If you’re looking for tasty Indian cuisine, then Spice Route is the best stop for you!  It’s a one-stop dining experience that transitions from afternoon to night time vibes!

As you walk through the door of the restaurant on the 1st floor; you are greeted with a large open space ideal for a nice photo session. The restaurant is then sectioned into corners using bell curtains, and the use of lighting adds a little more mystic. The table on the right of the space is an object of art; turmeric, peppers and other spices are encased in a glass table.

MUST HAVES:  Bhuna Gosht (Lamb curry)

MENU PRICE-RANGE: N2,500-5,500

For Thursday lunch: Ice Cream Factory & Chinese

A playful, relaxed and family friendly environment fully describes the newly opened Ice Cream Factory in Lekki Phase One. With a range of ice-creams and dessert selection, you’d be lost for choice. But they are best known for their apple crumble and ice-cream, or waffles and ice-cream.

MUST HAVES: Cookies n Cream ice-cream and Madeira cake

MENU PRICE RANGE: N200 per scoop (OR Apple crumble & ice-cream: N1,500)

…And you don’t have to travel far if your sweet tooth is at bay and you’re ready for a sit-down meal. Then simply make your way upstairs for their contemporary Chinese restaurant.

MUST HAVE:  Sweet & Sour Chicken or Singapore Noodles

MENU PRICE RANGE: N2,000-N3,000

For Wednesday dinner: Pattaya

This nice Thai restaurant situated in VI is sure to satisfy your cravings; whether it’s a green or red curry. You’re sure to plead ‘please sir I want some more!’

MUST HAVES: Poo Ja (crab mixed with chicken) OR Yam Pla Foo (crispy fried fish)

MENU PRICE RANGE: N8,000 upwards

For Tuesday Lunch: BUKKAH HUT

For a nice traditional lunch-time fix, Bukka-Hut is the place to go. Be sure to not sleep at your desk as the full portions are generous.
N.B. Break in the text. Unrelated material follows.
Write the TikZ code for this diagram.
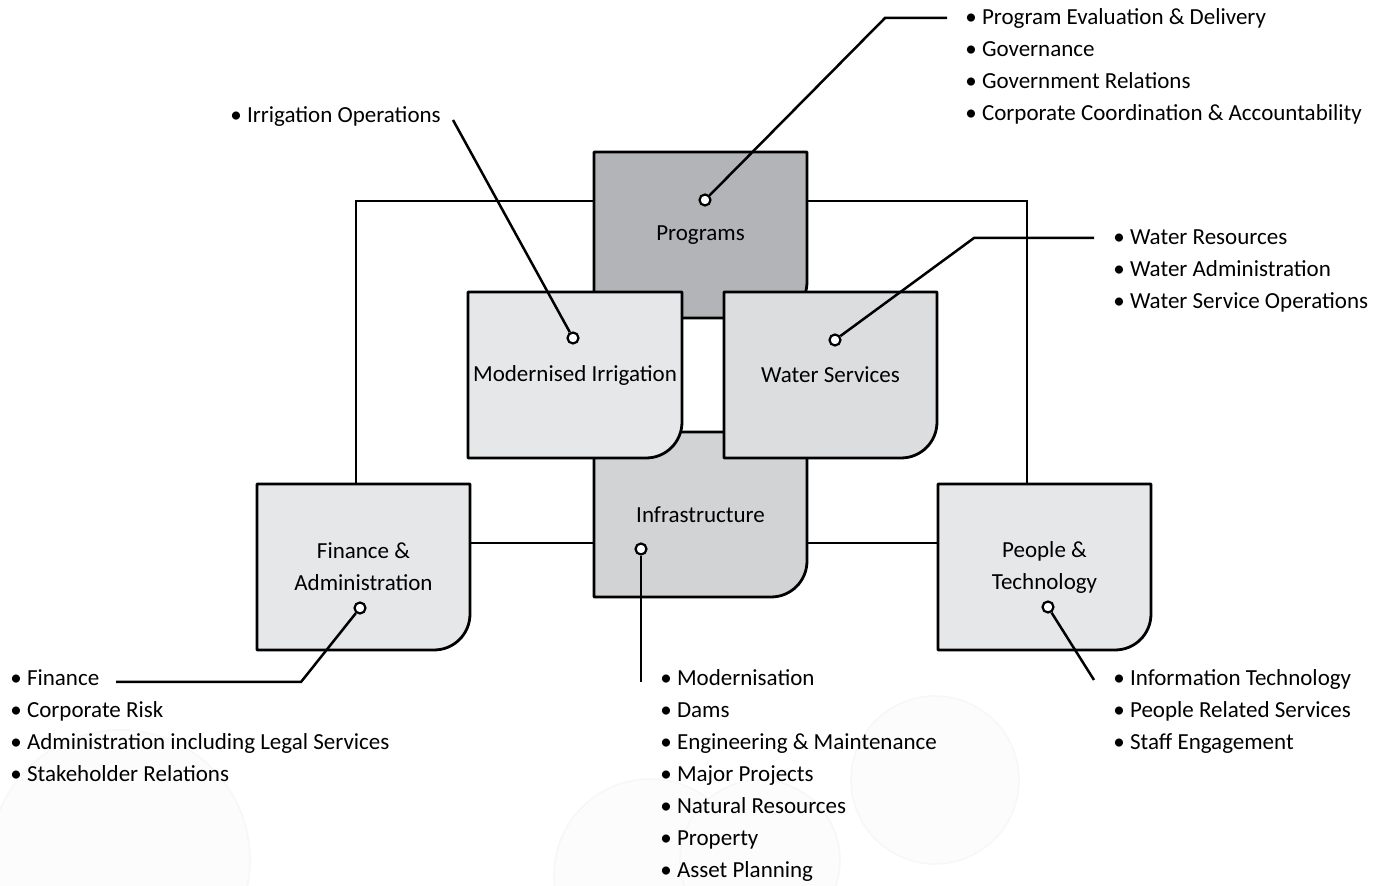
\documentclass[tikz,border=0pt]{standalone}
\usepackage{fontspec}
\setmainfont{Carlito}
\usetikzlibrary{positioning}

\definecolor{progfill}{RGB}{178,180,183}
\definecolor{infrafill}{RGB}{209,211,212}
\definecolor{waterfill}{RGB}{220,221,222}
\definecolor{unitfill}{RGB}{230,231,232}

\tikzset{
	unit/.style={draw=black, line width=1.4pt, line join=round},
	unitname/.style={minimum width=106.5pt, minimum height=83pt, inner sep=0pt, align=center, font=\fontsize{11.5}{16}\selectfont},
	link/.style={line width=1.25pt},
	dot/.style={circle, draw=black, fill=white, line width=1.1pt, inner sep=0pt, minimum size=5.5pt},
	tasks/.style={anchor=north west, inner sep=0pt, align=left, font=\fontsize{11.5}{16}\selectfont},
	bubble/.style={draw=black!3, fill=black!1, line width=0.8pt}
}

\begin{document}
\begin{tikzpicture}[x=0.5pt, y=-0.5pt]
	\useasboundingbox (0, 0) rectangle (1389, 886);
	\draw[bubble] (120, 860) circle [radius=65pt];
	\draw[bubble] (650, 875) circle [radius=48pt];
	\draw[bubble] (935, 780) circle [radius=42pt];
	\draw[bubble] (760, 860) circle [radius=40pt];

	\draw[unit, fill=progfill] (594, 152) -- (807, 152) -- (807, 282) .. controls (807, 302) and (791, 318) .. (771, 318) -- (594, 318) -- cycle;
	\node[unitname] (prog) at (700.5, 235) {Programs};
	\draw[unit, fill=infrafill] (594, 432) -- (807, 432) -- (807, 561) .. controls (807, 581) and (791, 597) .. (771, 597) -- (594, 597) -- cycle;
	\node[unitname] (infra) at (700.5, 514.5) {Infrastructure};
	\draw[unit, fill=unitfill] (468, 292) -- (682, 292) -- (682, 422) .. controls (682, 442) and (666, 458) .. (646, 458) -- (468, 458) -- cycle;
	\node[unitname] (irr) at (575, 375) {Modernised Irrigation};
	\draw[unit, fill=waterfill] (724, 292) -- (937, 292) -- (937, 422) .. controls (937, 442) and (921, 458) .. (901, 458) -- (724, 458) -- cycle;
	\node[unitname] (water) at (830.5, 375) {Water Services};
	\draw[unit, fill=unitfill] (257, 484) -- (470, 484) -- (470, 614) .. controls (470, 634) and (454, 650) .. (434, 650) -- (257, 650) -- cycle;
	\node[unitname] (fin) at (363.5, 567) {Finance \&\\Administration};
	\draw[unit, fill=unitfill] (938, 484) -- (1151, 484) -- (1151, 614) .. controls (1151, 634) and (1135, 650) .. (1115, 650) -- (938, 650) -- cycle;
	\node[unitname] (ppl) at (1044.5, 567) {People \&\\Technology};

	\coordinate (fincorner) at (356, 201);
	\coordinate (pplcorner) at (1027, 201);
	\draw[link] (fin.north -| fincorner) -- (fincorner) -- (prog.west |- fincorner);
	\draw[link] (prog.east |- pplcorner) -- (pplcorner) -- (ppl.north -| pplcorner);
	\draw[link] (fin.east |- 0, 543) -- (infra.west |- 0, 543);
	\draw[link] (infra.east |- 0, 543) -- (ppl.west |- 0, 543);

	\node[dot] (progdot) at (705, 200) {};
	\node[dot] (irrdot) at (573, 338) {};
	\node[dot] (waterdot) at (835, 340) {};
	\node[dot] (infradot) at (641, 549) {};
	\node[dot] (findot) at (360, 608) {};
	\node[dot] (ppldot) at (1048, 607) {};

	\node[tasks] (progtasks) at (965, 8) {• Program Evaluation \& Delivery\\• Governance\\• Government Relations\\• Corporate Coordination \& Accountability};
	\node[tasks] (irrtasks) at (230, 106) {• Irrigation Operations};
	\node[tasks] (watertasks) at (1113, 229) {• Water Resources\\• Water Administration\\• Water Service Operations};
	\node[tasks] (infratasks) at (660, 669) {• Modernisation\\• Dams\\• Engineering \& Maintenance\\• Major Projects\\• Natural Resources\\• Property\\• Asset Planning};
	\node[tasks] (fintasks) at (10, 669) {• Finance\\• Corporate Risk\\• Administration including Legal Services\\• Stakeholder Relations};
	\node[tasks] (ppltasks) at (1113, 669) {• Information Technology\\• People Related Services\\• Staff Engagement};

	\coordinate (progend) at (947, 18);
	\coordinate (irrend) at (453, 120);
	\coordinate (waterend) at (1094, 238);
	\coordinate (infraend) at (641, 682);
	\coordinate (finend) at (116, 682);
	\coordinate (pplend) at (1094, 680);
	\draw[link] (progdot) -- (885, 18) -- (progend);
	\draw[link] (irrdot) -- (irrend);
	\draw[link] (waterdot) -- (974, 238) -- (waterend);
	\draw[link] (infradot) -- (infraend);
	\draw[link] (findot) -- (301, 682) -- (finend);
	\draw[link] (ppldot) -- (pplend);
\end{tikzpicture}
\end{document}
Don’t bother with the half portions as it will not satisfy you.

MUST HAVES: Bokoto (cowleg) OR Smoked Cat Fish

MENU PRICE RANGE: N450-N1,500

For Monday Breakfast: Step-inn

An authentic English style pub located in the heart of VI. Ideal for all lovers of full-English breakfast!

MUST HAVES:  Full-English

MENU PRICE-RANGE: N2,000 upwards

Bon appetite on this 7day food options!